• **What is being asked**
Begin with the first line of the material and write out each line exactly, ending with the line that contains "ann_end_y = [1617, 1906, 2666, 2316, 2184, 2062, 1814]". Pictures are not part of the copy.

• **Recorded data**
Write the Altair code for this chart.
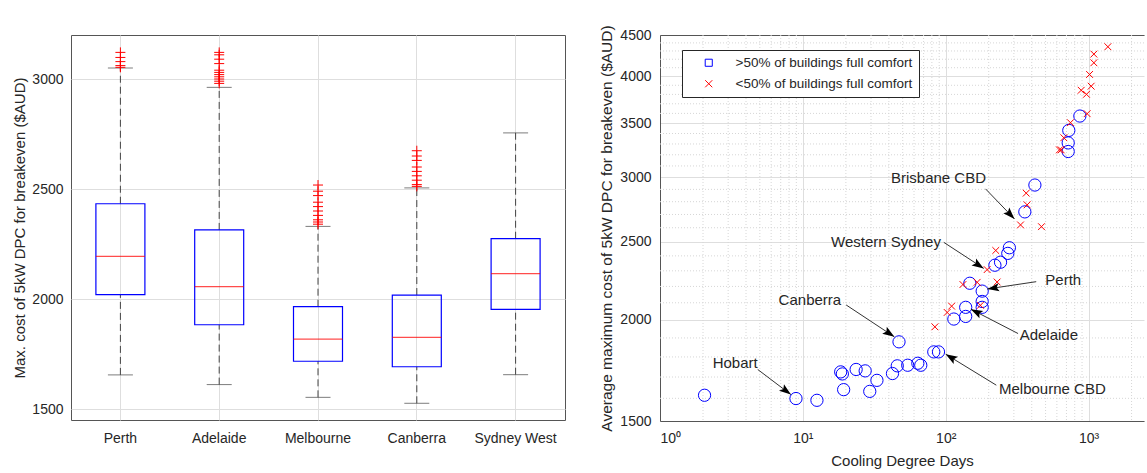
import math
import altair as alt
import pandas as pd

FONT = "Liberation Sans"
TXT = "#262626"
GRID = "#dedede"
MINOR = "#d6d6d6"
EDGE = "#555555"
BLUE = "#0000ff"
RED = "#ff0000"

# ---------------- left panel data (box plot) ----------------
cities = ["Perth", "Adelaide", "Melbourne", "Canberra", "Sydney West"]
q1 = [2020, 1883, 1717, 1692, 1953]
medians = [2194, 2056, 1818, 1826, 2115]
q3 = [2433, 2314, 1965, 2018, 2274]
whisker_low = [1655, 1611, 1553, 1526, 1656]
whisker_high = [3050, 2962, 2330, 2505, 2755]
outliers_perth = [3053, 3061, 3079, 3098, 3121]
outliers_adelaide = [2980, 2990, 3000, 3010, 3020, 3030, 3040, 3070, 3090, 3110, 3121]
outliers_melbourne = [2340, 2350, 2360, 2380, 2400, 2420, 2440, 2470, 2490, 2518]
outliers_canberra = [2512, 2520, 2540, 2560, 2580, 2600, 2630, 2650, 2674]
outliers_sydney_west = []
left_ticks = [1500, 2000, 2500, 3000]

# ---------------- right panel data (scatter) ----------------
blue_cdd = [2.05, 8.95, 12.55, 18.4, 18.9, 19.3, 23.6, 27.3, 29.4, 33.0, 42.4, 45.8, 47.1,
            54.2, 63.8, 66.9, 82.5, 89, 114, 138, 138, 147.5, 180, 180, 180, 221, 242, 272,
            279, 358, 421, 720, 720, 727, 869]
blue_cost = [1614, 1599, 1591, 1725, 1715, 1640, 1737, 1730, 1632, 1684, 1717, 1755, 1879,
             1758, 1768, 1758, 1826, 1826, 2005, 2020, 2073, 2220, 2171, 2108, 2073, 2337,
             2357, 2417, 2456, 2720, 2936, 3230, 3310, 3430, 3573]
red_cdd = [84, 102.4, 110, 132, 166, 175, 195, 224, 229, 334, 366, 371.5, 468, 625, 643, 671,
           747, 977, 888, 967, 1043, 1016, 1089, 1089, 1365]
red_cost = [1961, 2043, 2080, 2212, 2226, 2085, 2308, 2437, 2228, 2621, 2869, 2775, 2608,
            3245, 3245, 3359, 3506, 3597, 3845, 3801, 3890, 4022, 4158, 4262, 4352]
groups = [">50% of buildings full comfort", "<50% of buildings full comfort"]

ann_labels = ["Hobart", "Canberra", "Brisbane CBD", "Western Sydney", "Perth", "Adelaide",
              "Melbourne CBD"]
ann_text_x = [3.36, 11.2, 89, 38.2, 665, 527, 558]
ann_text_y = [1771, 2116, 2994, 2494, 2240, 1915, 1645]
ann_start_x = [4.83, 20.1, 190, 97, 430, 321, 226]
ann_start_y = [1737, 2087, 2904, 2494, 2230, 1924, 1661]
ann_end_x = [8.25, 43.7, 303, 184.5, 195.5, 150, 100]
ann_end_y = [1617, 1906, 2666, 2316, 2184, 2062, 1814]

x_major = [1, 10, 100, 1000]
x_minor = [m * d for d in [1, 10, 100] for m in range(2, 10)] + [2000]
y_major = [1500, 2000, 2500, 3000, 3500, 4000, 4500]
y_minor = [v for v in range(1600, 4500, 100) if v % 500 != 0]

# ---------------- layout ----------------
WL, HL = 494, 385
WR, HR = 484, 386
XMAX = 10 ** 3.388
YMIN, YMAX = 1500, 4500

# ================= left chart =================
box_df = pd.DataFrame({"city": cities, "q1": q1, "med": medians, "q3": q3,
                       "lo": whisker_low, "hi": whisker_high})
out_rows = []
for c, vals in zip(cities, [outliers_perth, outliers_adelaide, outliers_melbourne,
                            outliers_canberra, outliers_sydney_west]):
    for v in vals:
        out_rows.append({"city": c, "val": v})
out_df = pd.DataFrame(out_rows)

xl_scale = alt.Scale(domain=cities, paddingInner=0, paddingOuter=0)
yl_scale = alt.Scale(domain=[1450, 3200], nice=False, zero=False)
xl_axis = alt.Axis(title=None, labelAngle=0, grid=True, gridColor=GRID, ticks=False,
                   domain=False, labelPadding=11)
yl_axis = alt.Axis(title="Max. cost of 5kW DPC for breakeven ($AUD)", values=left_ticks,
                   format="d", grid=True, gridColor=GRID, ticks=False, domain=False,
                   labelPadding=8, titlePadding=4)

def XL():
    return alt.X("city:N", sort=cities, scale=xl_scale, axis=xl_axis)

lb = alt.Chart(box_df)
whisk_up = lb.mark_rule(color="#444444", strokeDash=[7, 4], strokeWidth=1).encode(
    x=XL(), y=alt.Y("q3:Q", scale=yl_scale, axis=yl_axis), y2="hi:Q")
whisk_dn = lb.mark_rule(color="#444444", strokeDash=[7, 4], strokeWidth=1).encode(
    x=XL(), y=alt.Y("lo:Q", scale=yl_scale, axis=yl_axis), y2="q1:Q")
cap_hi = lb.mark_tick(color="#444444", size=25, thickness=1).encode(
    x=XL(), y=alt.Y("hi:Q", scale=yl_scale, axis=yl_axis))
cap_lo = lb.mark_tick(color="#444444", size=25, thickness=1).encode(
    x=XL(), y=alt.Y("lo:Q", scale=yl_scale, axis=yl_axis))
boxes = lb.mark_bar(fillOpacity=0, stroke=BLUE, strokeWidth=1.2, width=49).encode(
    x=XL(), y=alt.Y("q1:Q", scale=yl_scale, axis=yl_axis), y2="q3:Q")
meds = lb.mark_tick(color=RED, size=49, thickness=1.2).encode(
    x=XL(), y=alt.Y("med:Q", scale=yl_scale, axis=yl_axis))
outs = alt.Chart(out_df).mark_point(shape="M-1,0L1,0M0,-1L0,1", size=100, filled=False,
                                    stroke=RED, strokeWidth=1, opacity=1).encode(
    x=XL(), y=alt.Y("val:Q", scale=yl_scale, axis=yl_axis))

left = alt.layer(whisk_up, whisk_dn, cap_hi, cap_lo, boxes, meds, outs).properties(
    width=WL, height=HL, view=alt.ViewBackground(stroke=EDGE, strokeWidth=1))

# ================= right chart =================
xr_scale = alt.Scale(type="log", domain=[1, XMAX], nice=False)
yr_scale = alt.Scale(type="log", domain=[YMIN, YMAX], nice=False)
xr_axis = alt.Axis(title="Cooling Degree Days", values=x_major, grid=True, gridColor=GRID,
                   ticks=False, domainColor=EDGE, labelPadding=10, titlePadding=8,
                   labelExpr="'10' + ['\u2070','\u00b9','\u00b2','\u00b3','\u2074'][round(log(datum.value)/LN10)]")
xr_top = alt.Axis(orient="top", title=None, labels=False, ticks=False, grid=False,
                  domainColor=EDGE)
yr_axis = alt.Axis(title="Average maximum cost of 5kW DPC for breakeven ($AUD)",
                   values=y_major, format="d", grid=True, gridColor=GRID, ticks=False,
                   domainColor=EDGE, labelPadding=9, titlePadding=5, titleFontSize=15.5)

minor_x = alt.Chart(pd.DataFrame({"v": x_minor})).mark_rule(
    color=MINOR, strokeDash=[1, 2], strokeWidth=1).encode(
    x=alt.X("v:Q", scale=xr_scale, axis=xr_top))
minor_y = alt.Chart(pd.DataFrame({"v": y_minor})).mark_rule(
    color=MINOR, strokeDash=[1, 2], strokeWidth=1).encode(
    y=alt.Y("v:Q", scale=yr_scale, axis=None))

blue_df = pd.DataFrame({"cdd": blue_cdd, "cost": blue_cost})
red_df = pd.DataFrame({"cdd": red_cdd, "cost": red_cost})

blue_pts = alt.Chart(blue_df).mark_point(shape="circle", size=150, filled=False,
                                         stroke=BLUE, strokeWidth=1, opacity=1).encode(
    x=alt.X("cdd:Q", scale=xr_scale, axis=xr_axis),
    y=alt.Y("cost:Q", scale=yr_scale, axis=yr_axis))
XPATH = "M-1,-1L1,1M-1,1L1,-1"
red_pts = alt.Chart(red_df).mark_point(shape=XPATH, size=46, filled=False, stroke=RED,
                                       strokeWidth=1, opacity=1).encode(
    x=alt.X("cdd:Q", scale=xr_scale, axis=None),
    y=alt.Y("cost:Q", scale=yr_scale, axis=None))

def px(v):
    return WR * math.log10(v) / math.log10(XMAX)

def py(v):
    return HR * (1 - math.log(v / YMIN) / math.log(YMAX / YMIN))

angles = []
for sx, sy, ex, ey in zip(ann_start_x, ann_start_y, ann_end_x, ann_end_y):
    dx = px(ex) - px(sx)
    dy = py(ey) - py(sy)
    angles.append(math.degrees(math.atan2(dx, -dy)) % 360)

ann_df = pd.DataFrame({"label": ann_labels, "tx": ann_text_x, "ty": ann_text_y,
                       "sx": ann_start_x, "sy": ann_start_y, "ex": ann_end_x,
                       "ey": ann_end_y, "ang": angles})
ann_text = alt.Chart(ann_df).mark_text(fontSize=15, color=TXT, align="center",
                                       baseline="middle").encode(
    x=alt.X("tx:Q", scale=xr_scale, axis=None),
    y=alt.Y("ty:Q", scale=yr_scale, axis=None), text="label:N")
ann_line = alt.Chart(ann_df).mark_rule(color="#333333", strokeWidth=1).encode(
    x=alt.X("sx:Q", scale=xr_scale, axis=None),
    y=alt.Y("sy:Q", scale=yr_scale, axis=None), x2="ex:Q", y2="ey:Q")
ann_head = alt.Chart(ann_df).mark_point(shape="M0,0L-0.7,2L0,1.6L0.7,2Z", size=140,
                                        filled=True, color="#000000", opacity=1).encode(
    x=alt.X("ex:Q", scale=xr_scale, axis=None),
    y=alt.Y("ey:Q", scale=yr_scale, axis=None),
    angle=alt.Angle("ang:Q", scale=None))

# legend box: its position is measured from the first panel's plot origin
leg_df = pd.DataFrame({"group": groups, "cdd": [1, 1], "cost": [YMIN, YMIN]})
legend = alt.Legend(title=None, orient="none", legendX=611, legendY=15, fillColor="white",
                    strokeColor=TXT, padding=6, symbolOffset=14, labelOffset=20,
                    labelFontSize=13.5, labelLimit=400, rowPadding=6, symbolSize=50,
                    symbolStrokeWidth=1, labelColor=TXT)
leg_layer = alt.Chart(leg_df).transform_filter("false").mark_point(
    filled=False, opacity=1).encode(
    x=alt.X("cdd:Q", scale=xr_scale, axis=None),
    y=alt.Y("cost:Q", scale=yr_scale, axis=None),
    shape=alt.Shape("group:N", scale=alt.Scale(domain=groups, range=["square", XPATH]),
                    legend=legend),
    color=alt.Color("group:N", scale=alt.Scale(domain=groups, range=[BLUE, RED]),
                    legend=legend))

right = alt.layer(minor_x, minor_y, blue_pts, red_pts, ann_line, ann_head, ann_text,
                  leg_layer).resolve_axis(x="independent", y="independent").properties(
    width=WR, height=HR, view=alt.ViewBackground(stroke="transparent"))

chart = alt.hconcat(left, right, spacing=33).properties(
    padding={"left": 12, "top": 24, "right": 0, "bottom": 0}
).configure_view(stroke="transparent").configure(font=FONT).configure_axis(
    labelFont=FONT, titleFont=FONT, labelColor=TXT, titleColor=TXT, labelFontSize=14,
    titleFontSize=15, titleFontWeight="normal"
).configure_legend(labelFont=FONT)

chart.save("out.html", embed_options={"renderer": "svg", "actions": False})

• **Task response**
Write the Altair code for this chart.
import math
import altair as alt
import pandas as pd

FONT = "Liberation Sans"
TXT = "#262626"
GRID = "#dedede"
MINOR = "#d6d6d6"
EDGE = "#555555"
BLUE = "#0000ff"
RED = "#ff0000"

# ---------------- left panel data (box plot) ----------------
cities = ["Perth", "Adelaide", "Melbourne", "Canberra", "Sydney West"]
q1 = [2020, 1883, 1717, 1692, 1953]
medians = [2194, 2056, 1818, 1826, 2115]
q3 = [2433, 2314, 1965, 2018, 2274]
whisker_low = [1655, 1611, 1553, 1526, 1656]
whisker_high = [3050, 2962, 2330, 2505, 2755]
outliers_perth = [3053, 3061, 3079, 3098, 3121]
outliers_adelaide = [2980, 2990, 3000, 3010, 3020, 3030, 3040, 3070, 3090, 3110, 3121]
outliers_melbourne = [2340, 2350, 2360, 2380, 2400, 2420, 2440, 2470, 2490, 2518]
outliers_canberra = [2512, 2520, 2540, 2560, 2580, 2600, 2630, 2650, 2674]
outliers_sydney_west = []
left_ticks = [1500, 2000, 2500, 3000]

# ---------------- right panel data (scatter) ----------------
blue_cdd = [2.05, 8.95, 12.55, 18.4, 18.9, 19.3, 23.6, 27.3, 29.4, 33.0, 42.4, 45.8, 47.1,
            54.2, 63.8, 66.9, 82.5, 89, 114, 138, 138, 147.5, 180, 180, 180, 221, 242, 272,
            279, 358, 421, 720, 720, 727, 869]
blue_cost = [1614, 1599, 1591, 1725, 1715, 1640, 1737, 1730, 1632, 1684, 1717, 1755, 1879,
             1758, 1768, 1758, 1826, 1826, 2005, 2020, 2073, 2220, 2171, 2108, 2073, 2337,
             2357, 2417, 2456, 2720, 2936, 3230, 3310, 3430, 3573]
red_cdd = [84, 102.4, 110, 132, 166, 175, 195, 224, 229, 334, 366, 371.5, 468, 625, 643, 671,
           747, 977, 888, 967, 1043, 1016, 1089, 1089, 1365]
red_cost = [1961, 2043, 2080, 2212, 2226, 2085, 2308, 2437, 2228, 2621, 2869, 2775, 2608,
            3245, 3245, 3359, 3506, 3597, 3845, 3801, 3890, 4022, 4158, 4262, 4352]
groups = [">50% of buildings full comfort", "<50% of buildings full comfort"]

ann_labels = ["Hobart", "Canberra", "Brisbane CBD", "Western Sydney", "Perth", "Adelaide",
              "Melbourne CBD"]
ann_text_x = [3.36, 11.2, 89, 38.2, 665, 527, 558]
ann_text_y = [1771, 2116, 2994, 2494, 2240, 1915, 1645]
ann_start_x = [4.83, 20.1, 190, 97, 430, 321, 226]
ann_start_y = [1737, 2087, 2904, 2494, 2230, 1924, 1661]
ann_end_x = [8.25, 43.7, 303, 184.5, 195.5, 150, 100]
ann_end_y = [1617, 1906, 2666, 2316, 2184, 2062, 1814]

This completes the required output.